The question is more whether Nigeria will start looking like Iraq than the other way around. Both the insurgents in Iraq and in the Nigerian delta have proven a remarkable capability to limit the transport and production of oil by targeting infrastructure and occasionally oil workers. This disruption of oil supplies has helped push the price into record territory, which makes profits from oil bunkering and other black market opportunities much more lucrative. Indeed, this is a large part of how the Iraqi insurgency funds itself.

Given the very real possibility that Peak Oil is here or very soon approaching, oil prices aren't about to diminish significantly, which allows small groups to effectively hold their governments ransom by denying them the ability to get the oil to market. That not only makes their black market sales even more lucrative, but denies the central government the revenue it needs to provide the services it has to in order to win over the population.

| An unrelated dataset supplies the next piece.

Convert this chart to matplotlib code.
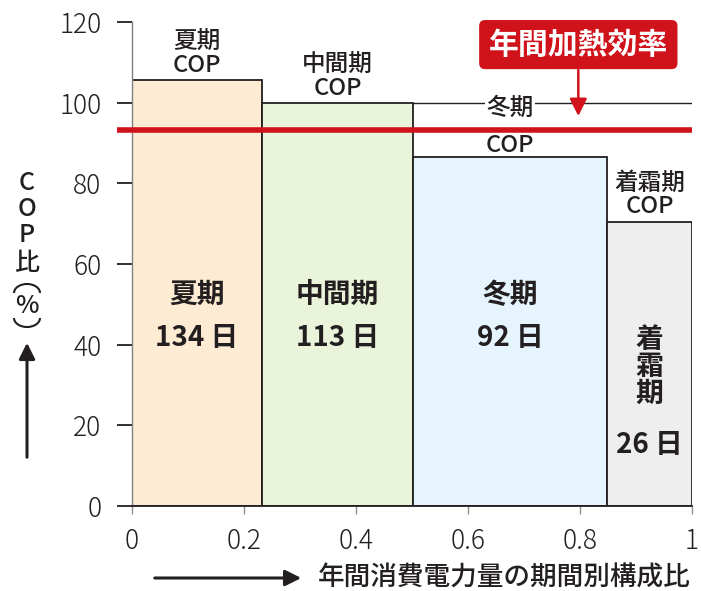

And if you think that this kind of disruption will encourage the oil companies to come to the aid of that central government to exert its control, you might want to remember that some companies are already negotiating separate contracts with Kurdish authorities because the central government can't agree on an oil bill favourable to them. Which is to say that the oil industy will make its accommodations with whoever they need to so they can get their oil, the Iraqi government be damned.

The current "strategy", if it can be called that, is a holding pattern. The end result is no longer in American hands, and hasn't been for quite some time.